Since it was for the sake of the seaway that Alexander had planned his march, the interests of the fleet were paramount. Greek ships avoided moving at night, even in known waters; in these, where the very stars were strange, it was unthinkable. Their inability to carry more than a few days’ stores has already been noted; hence the necessity of victualling them from land, and protecting them when they had to beach. Thus the march had to follow the coast, not seek the easiest route inland. As long as the monsoon blew, the wind would be adverse for the ships; the march must therefore start in early autumn. Though Alexander had been warned about desert conditions, his Indian experience probably caused him to expect much more relief from autumn than he would get: cooler weather, and water from mountain snow torrents, such as were still swelling the Punjab streams. He filled in the end of summer with operations against the tribes to the north of the ancient Indus mouth and on the site of its present one, in order to secure his new harbours. Over these people, the Oreitians, he left a Macedonian satrap, who had charge of a supply train for the expedition. After it had set out, there was a revolt and this man was killed. The supplies were no doubt looted; none reached Alexander, nor, till afterwards, did the explanation.

The men of the fleet, setting out into unknown waters, were heartened to know that Nearchus, one of the King’s best friends, was being hazarded in command of them—at his own eager insistence, as he himself recorded. In the event, the fleet had by far the best of it. Their hardships were dreadful, their perils great; they got from Alexander neither the provisions he had meant to leave for them, nor the wells he had meant to dig; to survive they
turned pirate, raiding the sparse hovels of palaeolithic aborigines for their wretched food; they ended the voyage sun-blackened, gaunt, salt-crusted, unrecognizable ragamuffins; but almost all survived. Nearchus had twelve healthy years ahead of him.

Arrian writes that of all his sources, only Nearchus said that the full difficulties of the route were not known to Alexander. But Nearchus would have known best: Alexander’s co-leader, with whom he had plotted the expedition, the arrangements for food depots, watering stations, seamarks and rendezvous. And Nearchus must be right; for had Alexander foreseen the horrors awaiting him, he would not have let camp followers join the march, still less the women and families of the soldiers. Nearer and further Asia must have been scattered already with the unmarked graves of these poor victims, not all of whom had even chosen their lot; many women had been carried off from fallen towns by men of alien races without a word of their native speech, whose children they had borne behind the nearest bush, dying or trudging on. But neither Bactrian frosts nor Indian fevers had taken the toll of them which was now to come.
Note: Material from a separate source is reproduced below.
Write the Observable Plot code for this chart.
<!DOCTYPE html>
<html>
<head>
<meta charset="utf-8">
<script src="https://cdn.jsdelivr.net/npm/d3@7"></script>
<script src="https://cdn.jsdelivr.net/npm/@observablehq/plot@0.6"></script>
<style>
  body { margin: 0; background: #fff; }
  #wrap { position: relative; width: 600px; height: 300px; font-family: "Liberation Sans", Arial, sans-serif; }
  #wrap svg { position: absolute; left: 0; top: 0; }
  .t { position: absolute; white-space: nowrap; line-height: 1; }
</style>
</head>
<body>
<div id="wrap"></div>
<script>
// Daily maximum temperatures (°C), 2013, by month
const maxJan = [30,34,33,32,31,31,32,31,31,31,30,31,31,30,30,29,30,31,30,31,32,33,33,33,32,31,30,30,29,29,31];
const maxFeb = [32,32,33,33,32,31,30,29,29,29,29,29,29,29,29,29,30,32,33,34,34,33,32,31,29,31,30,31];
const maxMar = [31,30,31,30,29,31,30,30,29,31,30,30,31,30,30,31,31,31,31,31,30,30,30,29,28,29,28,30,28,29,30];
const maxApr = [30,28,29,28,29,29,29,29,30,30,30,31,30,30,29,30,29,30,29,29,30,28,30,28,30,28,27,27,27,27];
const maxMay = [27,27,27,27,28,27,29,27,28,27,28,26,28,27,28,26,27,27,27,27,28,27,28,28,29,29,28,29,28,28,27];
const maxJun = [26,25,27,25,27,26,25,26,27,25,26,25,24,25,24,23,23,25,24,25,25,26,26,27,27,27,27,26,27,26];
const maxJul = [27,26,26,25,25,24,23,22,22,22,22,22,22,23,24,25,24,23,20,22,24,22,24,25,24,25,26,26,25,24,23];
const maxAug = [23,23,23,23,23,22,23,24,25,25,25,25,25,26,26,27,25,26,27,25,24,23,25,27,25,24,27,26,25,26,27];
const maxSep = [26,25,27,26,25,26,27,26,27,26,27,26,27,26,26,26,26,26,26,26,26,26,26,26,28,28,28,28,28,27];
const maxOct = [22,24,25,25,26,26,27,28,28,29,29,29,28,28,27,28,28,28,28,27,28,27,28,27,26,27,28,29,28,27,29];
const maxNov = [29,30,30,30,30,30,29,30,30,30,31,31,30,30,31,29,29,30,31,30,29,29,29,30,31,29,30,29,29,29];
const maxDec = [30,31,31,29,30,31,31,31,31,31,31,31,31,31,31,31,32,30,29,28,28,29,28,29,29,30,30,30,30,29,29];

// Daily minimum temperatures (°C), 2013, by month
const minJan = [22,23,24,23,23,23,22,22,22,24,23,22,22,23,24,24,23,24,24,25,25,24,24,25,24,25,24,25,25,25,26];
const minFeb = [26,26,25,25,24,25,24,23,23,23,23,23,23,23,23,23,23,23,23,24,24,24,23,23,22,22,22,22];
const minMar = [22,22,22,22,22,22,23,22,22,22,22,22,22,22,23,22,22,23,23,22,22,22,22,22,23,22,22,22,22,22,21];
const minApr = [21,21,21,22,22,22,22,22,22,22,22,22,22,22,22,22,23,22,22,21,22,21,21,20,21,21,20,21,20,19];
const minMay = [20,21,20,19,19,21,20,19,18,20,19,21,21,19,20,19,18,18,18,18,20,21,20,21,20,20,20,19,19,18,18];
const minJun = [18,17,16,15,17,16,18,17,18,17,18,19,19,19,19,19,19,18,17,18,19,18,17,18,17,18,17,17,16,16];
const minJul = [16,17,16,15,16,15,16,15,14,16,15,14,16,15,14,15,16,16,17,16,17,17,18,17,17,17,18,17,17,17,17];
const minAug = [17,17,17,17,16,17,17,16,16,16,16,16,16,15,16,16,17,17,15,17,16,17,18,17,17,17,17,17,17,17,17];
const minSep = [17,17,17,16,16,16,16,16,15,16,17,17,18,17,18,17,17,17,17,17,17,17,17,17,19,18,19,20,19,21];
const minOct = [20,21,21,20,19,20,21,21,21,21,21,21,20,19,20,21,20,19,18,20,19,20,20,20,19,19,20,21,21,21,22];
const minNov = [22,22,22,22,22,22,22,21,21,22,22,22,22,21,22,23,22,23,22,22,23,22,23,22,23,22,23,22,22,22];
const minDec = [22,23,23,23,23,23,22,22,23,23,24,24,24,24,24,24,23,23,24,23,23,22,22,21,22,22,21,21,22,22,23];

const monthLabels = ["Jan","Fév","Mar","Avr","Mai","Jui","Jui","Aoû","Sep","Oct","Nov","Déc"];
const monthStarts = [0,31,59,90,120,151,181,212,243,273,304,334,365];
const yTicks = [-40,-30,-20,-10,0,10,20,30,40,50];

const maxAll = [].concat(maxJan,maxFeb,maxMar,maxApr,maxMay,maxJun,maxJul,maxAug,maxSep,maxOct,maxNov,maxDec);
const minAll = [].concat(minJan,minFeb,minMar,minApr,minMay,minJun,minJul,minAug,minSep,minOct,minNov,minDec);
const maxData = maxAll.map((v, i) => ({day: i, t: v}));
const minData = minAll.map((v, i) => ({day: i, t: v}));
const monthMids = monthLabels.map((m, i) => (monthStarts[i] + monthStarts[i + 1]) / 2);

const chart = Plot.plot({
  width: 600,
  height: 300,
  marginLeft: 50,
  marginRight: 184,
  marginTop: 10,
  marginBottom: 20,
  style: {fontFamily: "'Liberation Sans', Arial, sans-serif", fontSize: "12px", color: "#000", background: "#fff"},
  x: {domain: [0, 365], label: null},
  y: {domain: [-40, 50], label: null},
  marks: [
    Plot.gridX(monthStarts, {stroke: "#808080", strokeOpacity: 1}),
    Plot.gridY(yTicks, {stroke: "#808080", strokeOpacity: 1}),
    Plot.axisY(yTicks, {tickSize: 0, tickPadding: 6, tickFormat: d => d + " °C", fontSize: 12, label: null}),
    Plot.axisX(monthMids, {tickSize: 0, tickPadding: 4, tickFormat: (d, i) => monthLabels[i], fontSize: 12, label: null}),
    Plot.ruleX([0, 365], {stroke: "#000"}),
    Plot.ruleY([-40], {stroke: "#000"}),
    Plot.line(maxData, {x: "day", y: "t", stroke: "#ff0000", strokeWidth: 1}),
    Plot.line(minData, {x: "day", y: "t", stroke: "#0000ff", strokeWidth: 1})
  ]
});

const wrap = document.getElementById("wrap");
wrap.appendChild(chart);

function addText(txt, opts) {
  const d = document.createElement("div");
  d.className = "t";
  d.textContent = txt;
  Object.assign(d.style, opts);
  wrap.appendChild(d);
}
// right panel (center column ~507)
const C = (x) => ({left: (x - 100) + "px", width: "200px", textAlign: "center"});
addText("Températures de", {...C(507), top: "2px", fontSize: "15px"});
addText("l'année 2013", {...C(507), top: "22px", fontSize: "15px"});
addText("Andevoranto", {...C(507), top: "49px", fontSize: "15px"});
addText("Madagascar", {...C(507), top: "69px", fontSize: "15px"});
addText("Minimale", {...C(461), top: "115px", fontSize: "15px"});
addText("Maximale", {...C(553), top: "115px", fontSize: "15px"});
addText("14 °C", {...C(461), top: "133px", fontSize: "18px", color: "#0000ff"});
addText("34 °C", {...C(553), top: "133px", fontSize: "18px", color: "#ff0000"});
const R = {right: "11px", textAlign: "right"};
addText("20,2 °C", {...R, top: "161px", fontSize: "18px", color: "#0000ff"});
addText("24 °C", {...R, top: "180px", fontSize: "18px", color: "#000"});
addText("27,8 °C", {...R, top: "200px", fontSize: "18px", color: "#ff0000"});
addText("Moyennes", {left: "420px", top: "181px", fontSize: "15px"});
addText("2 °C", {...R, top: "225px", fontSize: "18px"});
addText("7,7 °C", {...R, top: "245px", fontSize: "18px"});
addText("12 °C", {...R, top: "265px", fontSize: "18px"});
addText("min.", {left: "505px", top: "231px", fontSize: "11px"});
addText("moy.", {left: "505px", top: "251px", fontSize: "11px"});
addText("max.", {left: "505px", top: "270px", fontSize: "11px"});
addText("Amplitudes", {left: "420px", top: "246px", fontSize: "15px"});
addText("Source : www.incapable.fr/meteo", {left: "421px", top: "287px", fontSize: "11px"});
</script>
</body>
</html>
The army set out with a flourish. Phoenician merchants followed it, having heard rumours of spices, one of their most precious trade goods. They were rewarded at first by a wilderness of myrrh and spikenard, whose bruising by the soldiers’ feet scented the air. But it was already inhospitable land, whose thorn bushes were so savage they could drag a man from his horse. Soon it was true desert, and no food convoys had come. Alexander as arranged sent troops to look for harbours, water and forage. What they found would have helped only the still unborn science of anthropology; the coast dwellers, as Nearchus later agreed, were “more like beasts than men”; covered with hair on body as well as head, using no tools but stones,
living on raw fish, drinking from brack pools dug out with their clawlike nails; quite possibly an isolated pocket of Neanderthals. When a few victuals were found inland, Alexander kept faith with the fleet, and sent down a load to the shore to be left with a seamark; but on the way, the half-starved troops of the convoy broke the seals and ate it all. Their officers reported their need; Alexander accepted it and gave no punishments. It was growing clear already that the ships must shift for themselves; he would have enough to do with those in his own charge. They had sixty days of it; the most dreadful in most of their lives.
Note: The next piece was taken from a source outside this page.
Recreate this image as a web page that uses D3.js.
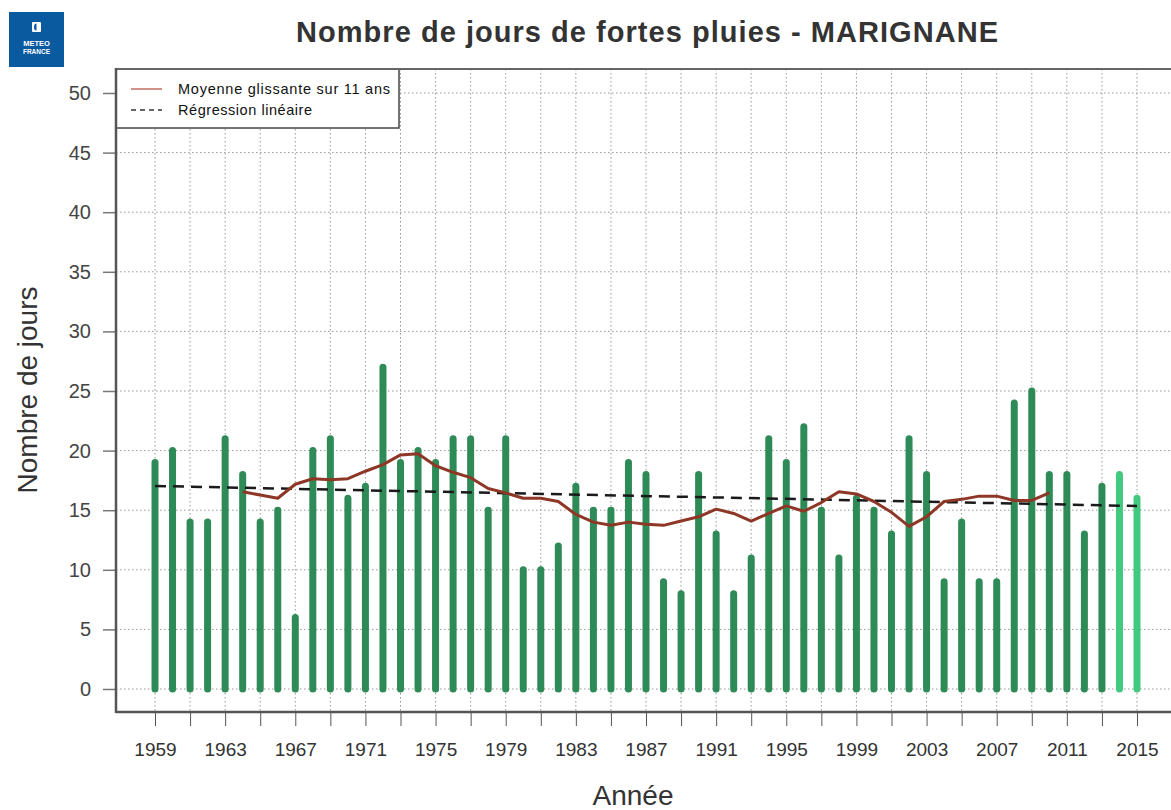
<!DOCTYPE html>
<html><head><meta charset="utf-8">
<script src="https://cdn.jsdelivr.net/npm/d3@7"></script>
<style>
html,body{margin:0;padding:0;background:#fff;}
svg{display:block;font-family:"Liberation Sans",Arial,Helvetica,sans-serif;}
</style></head>
<body><svg id="c" width="1171" height="810"></svg>
<script>
const years = d3.range(1959, 2016);
const values = [19,20,14,14,21,18,14,15,6,20,21,16,17,27,19,20,19,21,21,15,21,10,10,12,17,15,15,19,18,9,8,18,13,8,11,21,19,22,15,11,16,15,13,21,18,9,14,9,9,24,25,18,18,13,17,18,16];
const provisionalYears = [2014, 2015];
const maYears = d3.range(1964, 2011);
const maValues = [16.55,16.27,16.00,17.18,17.64,17.55,17.64,18.27,18.82,19.64,19.73,18.73,18.18,17.73,16.82,16.45,16.00,16.00,15.73,14.64,14.00,13.73,14.00,13.82,13.73,14.09,14.45,15.09,14.73,14.09,14.73,15.36,14.91,15.64,16.55,16.36,15.73,14.82,13.64,14.45,15.73,15.91,16.18,16.18,15.82,15.82,16.45];
const regYears = [1959, 2015];
const regValues = [17.03, 15.35];
const yTicks = d3.range(0, 51, 5);
const xTickYears = d3.range(1959, 2016, 2);
const xLabelYears = d3.range(1959, 2016, 4);
const title = "Nombre de jours de fortes pluies - MARIGNANE";
const xTitle = "Année";
const yTitle = "Nombre de jours";
const legendLabels = ["Moyenne glissante sur 11 ans", "Régression linéaire"];

const svg = d3.select("#c");
const x = d3.scaleLinear().domain([1959, 2015]).range([155, 1137]);
const y = d3.scaleLinear().domain([0, 50]).range([689, 93]);
const L = 116, T = 69, B = 712, R = 1180;

// logo
const logo = svg.append("g");
logo.append("rect").attr("x", 9).attr("y", 12).attr("width", 55).attr("height", 55).attr("fill", "#0a5aa0");
logo.append("rect").attr("x", 32).attr("y", 22).attr("width", 9).attr("height", 10).attr("fill", "#fff").attr("rx", 1);
logo.append("path").attr("d", "M36.5,23.5 a2.5,3.5 0 1,0 0,7 z").attr("fill", "#0a5aa0");
logo.append("text").attr("x", 36.5).attr("y", 46).attr("text-anchor", "middle").attr("font-size", 7.5).attr("font-weight", "bold").attr("fill", "#fff").text("METEO");
logo.append("text").attr("x", 36.5).attr("y", 54).attr("text-anchor", "middle").attr("font-size", 6.5).attr("font-weight", "bold").attr("fill", "#fff").text("FRANCE");

// title
svg.append("text").attr("x", 647).attr("y", 42).attr("text-anchor", "middle")
  .attr("font-size", 29).attr("font-weight", "bold").attr("fill", "#333")
  .attr("textLength", 702).attr("lengthAdjust", "spacing").text(title);

// grid
const grid = svg.append("g").attr("stroke", "#999").attr("stroke-width", 1).attr("stroke-dasharray", "1.5,2.5");
grid.selectAll("line.h").data(yTicks).join("line")
  .attr("x1", L).attr("x2", R).attr("y1", d => y(d)).attr("y2", d => y(d));
grid.selectAll("line.v").data(xTickYears).join("line")
  .attr("x1", d => x(d)).attr("x2", d => x(d)).attr("y1", T).attr("y2", B);

// bars
svg.append("g").selectAll("line").data(years).join("line")
  .attr("x1", d => x(d)).attr("x2", d => x(d))
  .attr("y1", y(0)).attr("y2", (d, i) => y(values[i]))
  .attr("stroke", d => provisionalYears.includes(d) ? "#41c97f" : "#2e8b57")
  .attr("stroke-width", 7).attr("stroke-linecap", "round");

// regression
svg.append("path").datum(regYears.map((d, i) => [d, regValues[i]]))
  .attr("d", d3.line().x(d => x(d[0])).y(d => y(d[1])))
  .attr("fill", "none").attr("stroke", "#1a1a1a").attr("stroke-width", 2.5).attr("stroke-dasharray", "11,7");

// moving average
svg.append("path").datum(maYears.map((d, i) => [d, maValues[i]]))
  .attr("d", d3.line().x(d => x(d[0])).y(d => y(d[1])))
  .attr("fill", "none").attr("stroke", "#8e3726").attr("stroke-width", 3).attr("stroke-linejoin", "round");

// frame
svg.append("line").attr("x1", L).attr("x2", R).attr("y1", B).attr("y2", B).attr("stroke", "#555").attr("stroke-width", 2.5);

// y axis
const yAxis = d3.axisLeft(y).tickValues(yTicks).tickSize(13).tickPadding(12);
const gy = svg.append("g").attr("transform", `translate(${L},0)`).call(yAxis);
gy.select(".domain").remove();
gy.selectAll(".tick line").attr("stroke", "#777").attr("stroke-width", 1.5);
gy.selectAll(".tick text").attr("font-size", 20).attr("fill", "#444").attr("font-family", "Liberation Sans, Arial, sans-serif");

// x axis
const xAxis = d3.axisBottom(x).tickValues(xTickYears).tickSize(14).tickPadding(17)
  .tickFormat(d => xLabelYears.includes(d) ? String(d) : "");
const gx = svg.append("g").attr("transform", `translate(0,${B})`).call(xAxis);
gx.select(".domain").remove();
gx.selectAll(".tick line").attr("stroke", "#555").attr("stroke-width", 1);
gx.selectAll(".tick text").attr("font-size", 19).attr("fill", "#333").attr("font-family", "Liberation Sans, Arial, sans-serif");

// axis titles
svg.append("text").attr("x", 633).attr("y", 805).attr("text-anchor", "middle")
  .attr("font-size", 28).attr("fill", "#333").text(xTitle);
svg.append("text").attr("transform", "translate(37,390) rotate(-90)").attr("text-anchor", "middle")
  .attr("font-size", 28).attr("fill", "#333").text(yTitle);

// legend
const lg = svg.append("g");
lg.append("rect").attr("x", L).attr("y", T).attr("width", 283).attr("height", 59)
  .attr("fill", "#fff").attr("stroke", "#444").attr("stroke-width", 1.5);
lg.append("line").attr("x1", 131).attr("x2", 162).attr("y1", 89).attr("y2", 89).attr("stroke", "#b5574a").attr("stroke-width", 1.3);
lg.append("line").attr("x1", 131).attr("x2", 162).attr("y1", 110).attr("y2", 110).attr("stroke", "#333").attr("stroke-width", 1.3).attr("stroke-dasharray", "5,4");
const legendWidths = [212, 134];
lg.selectAll("text").data(legendLabels).join("text")
  .attr("x", 178).attr("y", (d, i) => 94 + i * 21).attr("font-size", 14.5).attr("fill", "#111")
  .attr("textLength", (d, i) => legendWidths[i]).attr("lengthAdjust", "spacing").text(d => d);

// frame top and left over legend
svg.append("line").attr("x1", L).attr("x2", R).attr("y1", T).attr("y2", T).attr("stroke", "#666").attr("stroke-width", 2);
svg.append("line").attr("x1", L).attr("x2", L).attr("y1", T - 1).attr("y2", B + 1).attr("stroke", "#555").attr("stroke-width", 2.5);
</script></body></html>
They came into a waste of soft, wind-piled sandhills, “letting them sink as if into wet mud or untrodden snow.” Horses and mules sank deeper than the men, and were more distressed, labouring over the ridges under burning sun. Autumn had brought no coolness. At long intervals there was water; the scouts would announce the length of the next march; though they moved by night, the sun was often up before they got there, and they had to press on or die. Mules and horses, foundering from exhaustion, were at once devoured, and soon their death was being expedited. Alexander was told, but turned a blind eye. His self-reproach is evident only from his conduct. He could not allow himself, as after Cleitus’ killing, the luxury of seclusion.
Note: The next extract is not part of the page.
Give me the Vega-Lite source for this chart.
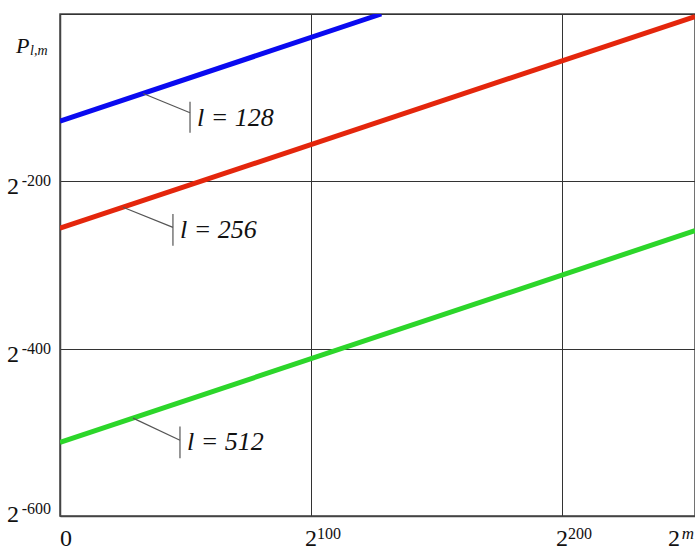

The loss of the baggage animals and their useless carts had a grim consequence: there was no transport for the sick, or those who collapsed from sunstroke. They could not be carried by men who could barely walk. Once fallen out, they simply waited for death; “most of them sank into the sand like men lost at sea.” Many died too from immoderate drinking when they came to water; they would wallow in it, fouling it for the rest. Later Alexander camped some distance from it; though not till after the
march’s worst disaster. They had found a wide stream bed with a summer trickle, and made camp on the scoured sands. Rain falling in distant hills caused a sudden flash flood. Instead of the hoped-for relief it was lethal. He had ordered a night of rest; the surviving women and children had dossed down close to the stream; without warning, the wall of water carried more than half away. Next day was spent in the gruelling heat searching for the dead, to give them some minimal rite of passage. Had Alexander not been up in spite of his own fatigue, he too might have been drowned; his tent was swept off, and he lost all he had in it, depending on his friends for a change of clothes. He must have needed the small comforts that were gone; the ordeal would long since have begun to tell on him. Though at least he could be sure of a decent horse, he cannot have been fit for an all-night ride under such conditions; and all responsibilities fell on him. He was lucky to have brought Hephaestion; if only
he
had lived to write his memoirs! The value of his support, never put on record by his rivals, is shown by Alexander’s marks of honour later.